Senior Manager, Data Policy & Trust
After passing both the House and Senate with overwhelming bipartisan support, the United States-Mexico-Canada Free Trade Agreement (USMCA), a long-overdue update to NAFTA, got its final signing ceremony today. USMCA is a landmark deal for the technology and digital ecosystem that will create a strong foundation for the expansion of trade, investment, and innovation. It sets a new global high standard protecting the free flow of data, surpassing the previous high mark of the Trans-Pacific Partnership (TPP). In addition to supporting a more seamless digital economy in North America for businesses of all types, it will become the new baseline for new US trade agreements.
Data Localisation – First and most importantly, USMCA achieves clear, simple bars to data localisation. Many countries are increasingly restrictive regarding in-country storage of data, raising operating costs for businesses around the world and weighing down the digital economy. Protecting and promoting cross border data flows facilitates global commerce, fosters innovation, and enhances security. While the financial sector missed out on data localisation protections in TPP, USMCA incorporates a new standard that makes it much harder for financial regulators to require it if they have access to the data they need to perform oversight. This precedent is key.

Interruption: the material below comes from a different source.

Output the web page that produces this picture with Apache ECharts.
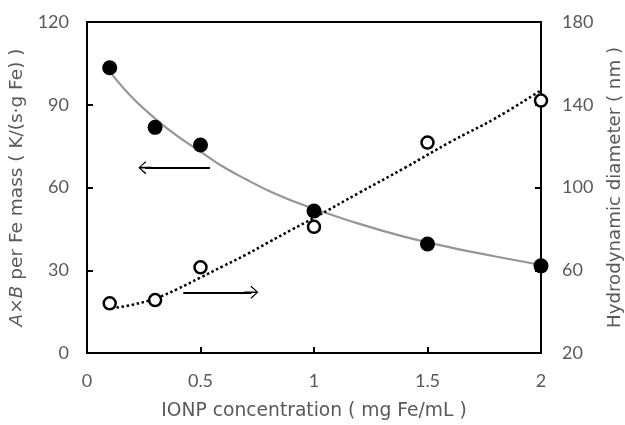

Privacy – Like most trade agreements, privacy and personal data protection remain loopholes that can be used to restrict data flows. But the USMCA seeks to tighten the circumstances in which these can be invoked. Further, it encourages greater cooperation on inter-operability of privacy regimes and explicitly recognises the APEC Cross-Border Privacy Rules as a valid system for such transfers, promoting a better global environment for businesses – from multinationals to SMEs – to move customer and employee data freely.
Forced IP Disclosure – USMCA, like TPP, stipulates that governments cannot force companies to the disclose source code in order to enter a market – clearly targeted at getting countries to disavow a favourite tool of Chinese intellectual property theft. USMCA goes a step further to also includes proprietary algorithms. Further, USMCA protections more broadly than TPP, covering not just mass-market software but all software, including in critical infrastructure.
Cybersecurity – Digital trade and cybersecurity are becoming more and more intertwined. As the global economy grows, so does exposure to the risks and costs of cyberattacks. USMCA is one of the first trade agreements in the world to include commitments on cybersecurity policy. Parties agreed to principles for cybersecurity policy consistent with the U.S. NIST Cybersecurity Framework – a widely adopted benchmark for effective management of cyber risks. This will both support risk-based effective cyber regulation, maximise the synergy between the cybersecurity policy of different countries, and minimise barriers to trade in North America.
The importance of USMCA’s digital trade provisions is less in the lowering of barriers between the US, Mexico and Canada – which are already well aligned – but in planting a flag for these standards. They send a strong message to other countries around the world of what a high-quality trade agreement should look like. Going forward, look for how the three parties – especially the US – push similar standards into other trade agreements. The recently concluded package of digital trade rules agreed by the US and Japan already incorporated language almost identical to USMCA on digital trade topics.
Overall, USMCA standards will help to harness digital trade for prosperity by enabling free access, a secure market, and low barriers to growth. It safeguards privacy yet allows cross border data flows and effective intellectual property rights, benefiting businesses and consumers alike. It is a high standard agreement that will ensure an innovative future for the digital economy.